Europe’s region-wide Stoxx 600 and Germany’s Dax both fell 0.6 per cent, while France’s Cac 40 gave up 0.9 per cent at the opening bell. Asian markets also fell, with China’s benchmark CSI 300 down 0.9 per cent and Hong Kong’s Hang Seng 1.3 per cent lower.
Oil prices retreated from their 10-month peak as traders grew cautious about growth in the world’s largest economy following hawkish undertones at the Fed’s most recent policy meeting.
Brent crude slid 1.1 per cent to $92.52 a barrel, while the US equivalent West Texas Intermediate declined 1.2 per cent to $88.58 a barrel. Energy and basic materials stocks led fallers in Europe, declining 1 per cent and 0.9 per cent, respectively.
In a closely watched policy meeting on Wednesday, Fed officials agreed to keep the benchmark federal funds rate steady at a target range of 5.25-5.5 per cent, in line with market expectations.
Yet the central bank’s policy projections released with the announcement hinted at one more quarter-point increase by the end of this year, while pencilling in only two rate cuts for 2024.
Swap markets continue to price in a 66 per cent probability that rates will remain unchanged when the Fed meets again in November, according to data compiled by LSEG and based on interest rate derivatives prices.

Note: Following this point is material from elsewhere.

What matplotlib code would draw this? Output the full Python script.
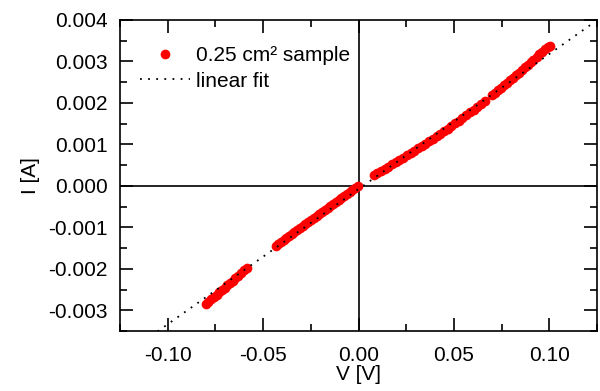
import numpy as np
import matplotlib
matplotlib.use('Agg')
import matplotlib.pyplot as plt
from matplotlib.ticker import MultipleLocator

plt.rcParams['font.family'] = ['Liberation Sans', 'DejaVu Sans']

v_a = [-0.0801, -0.0787, -0.0772, -0.0758, -0.0744, -0.0730, -0.0716, -0.0702,
       -0.0688, -0.0673, -0.0659, -0.0645, -0.0630, -0.0615, -0.0599, -0.0583]
i_a = [-0.00286, -0.00280, -0.00274, -0.00269, -0.00263, -0.00257, -0.00252, -0.00246,
       -0.00240, -0.00234, -0.00229, -0.00223, -0.00217, -0.00211, -0.00204, -0.00198]

v_b = [-0.0435, -0.0421, -0.0407, -0.0393, -0.0378, -0.0364, -0.0350, -0.0336,
       -0.0321, -0.0307, -0.0292, -0.0278, -0.0264, -0.0249, -0.0235, -0.0220,
       -0.0206, -0.0191, -0.0177, -0.0162, -0.0148, -0.0133, -0.0119, -0.0104,
       -0.0090, -0.0075, -0.0061, -0.0046, -0.0032, -0.0017, -0.0004]
i_b = [-0.00145, -0.00140, -0.00136, -0.00131, -0.00126, -0.00121, -0.00117, -0.00112,
       -0.00107, -0.00102, -0.00097, -0.00093, -0.00088, -0.00083, -0.00078, -0.00073,
       -0.00069, -0.00064, -0.00059, -0.00054, -0.00049, -0.00044, -0.00040, -0.00035,
       -0.00030, -0.00025, -0.00020, -0.00015, -0.00011, -0.00006, -0.00001]

v_c = [0.0080, 0.0098, 0.0117, 0.0137, 0.0156, 0.0176, 0.0195, 0.0214, 0.0234, 0.0253,
       0.0273, 0.0292, 0.0311, 0.0331, 0.0350, 0.0370, 0.0389, 0.0409, 0.0428, 0.0447,
       0.0467, 0.0486, 0.0505, 0.0525, 0.0544, 0.0564, 0.0583, 0.0603, 0.0622, 0.0642, 0.0663]
i_c = [0.00025, 0.00030, 0.00035, 0.00041, 0.00046, 0.00052, 0.00057, 0.00063, 0.00068, 0.00074,
       0.00080, 0.00085, 0.00091, 0.00097, 0.00102, 0.00108, 0.00113, 0.00119, 0.00126, 0.00132,
       0.00138, 0.00144, 0.00151, 0.00157, 0.00163, 0.00170, 0.00177, 0.00183, 0.00190, 0.00197, 0.00204]

v_d = [0.0700, 0.0716, 0.0731, 0.0747, 0.0762, 0.0778, 0.0793, 0.0809, 0.0824, 0.0840, 0.0855,
       0.0871, 0.0886, 0.0902, 0.0917, 0.0933, 0.0948, 0.0964, 0.0979, 0.0993, 0.1005]
i_d = [0.00218, 0.00224, 0.00230, 0.00236, 0.00242, 0.00248, 0.00254, 0.00261, 0.00267, 0.00273, 0.00279,
       0.00286, 0.00292, 0.00298, 0.00304, 0.00310, 0.00317, 0.00323, 0.00329, 0.00334, 0.00338]

# linear fit end points
fit_v = [-0.1053, 0.1237]
fit_i = [-0.00351, 0.00395]

v_all = np.concatenate([v_a, v_b, v_c, v_d])
i_all = np.concatenate([i_a, i_b, i_c, i_d])

fig = plt.figure(figsize=(6, 3.91), dpi=100)
ax = fig.add_axes([0.2, 0.1535, 0.795, 0.7955])

ax.axhline(0, color='black', lw=1.2, zorder=1)
ax.axvline(0, color='black', lw=1.2, zorder=1)

ax.plot(v_all, i_all, 'o', color='red', markersize=7, markeredgewidth=0,
        label='0.25 cm² sample', zorder=2)
ax.plot(fit_v, fit_i, color='black', lw=1.3, linestyle=(0, (1, 3.5)),
        label='linear fit', zorder=3)

ax.set_xlim(-0.125, 0.125)
ax.set_ylim(-0.0035, 0.004)
ax.xaxis.set_minor_locator(MultipleLocator(0.025))
ax.yaxis.set_minor_locator(MultipleLocator(0.0005))
ax.set_xticks([-0.10, -0.05, 0.0, 0.05, 0.10])
ax.set_xticklabels(['-0.10', '-0.05', '0.00', '0.05', '0.10'])
yt = [-0.003, -0.002, -0.001, 0.0, 0.001, 0.002, 0.003, 0.004]
ax.set_yticks(yt)
ax.set_yticklabels(['-0.003', '-0.002', '-0.001', '0.000', '0.001', '0.002', '0.003', '0.004'])

ax.tick_params(which='both', direction='in', top=True, right=True, width=1.2, labelsize=15)
ax.tick_params(axis='x', pad=11)
ax.tick_params(axis='y', pad=9)
ax.tick_params(which='major', length=9.5)
ax.tick_params(which='minor', length=5)
for s in ax.spines.values():
    s.set_linewidth(1.2)

ax.set_xlabel('V [V]', fontsize=15, labelpad=0)
ax.set_ylabel('I [A]', fontsize=15, labelpad=6)

ax.legend(loc='upper left', bbox_to_anchor=(0.042, 0.915), frameon=False, fontsize=15,
          borderpad=0, borderaxespad=0, handlelength=2.4, handletextpad=0.3,
          labelspacing=0.3, markerscale=1.0)

fig.savefig('out.png', dpi=100)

The move comes at a time of heightened investor anxiety over the prospects for US economic growth, more than a year after policymakers embarked on one of their most aggressive campaigns to tame inflation, choking off consumer and business demand.
Futures contracts tracking Wall Street’s benchmark S&P 500 declined 0.3 per cent, while those tracking the tech-focused Nasdaq 100 fell 0.4 per cent ahead of the New York open. Both indices declined in the previous session.
In the UK, attention turns to the Bank of England, which is due to make its own policy announcement on Thursday. The majority of investors expect the benchmark bank rate to go up by 0.25 percentage points to 5.5 per cent.
Yields on the policy-sensitive two-year UK government bond rose 0.06 percentage points to 4.9 per cent ahead of the meeting, while yields on 10-year gilts advanced 0.05 percentage points to 4.3 per cent. Bond yields rise as prices fall.
The UK central bank had lagged behind peers in the US and Europe in its efforts to cool stubborn inflation. Data on Wednesday showed annual headline inflation was 6.7 per cent in August, below analysts’ expectations but still well above the central bank’s 2 per cent target.
In Switzerland, lower inflation data allowed the Swiss National Bank to keep its policy rate unchanged at 1.75 per cent on Thursday, marking the first pause in the central bank’s tightening campaign since March 2022.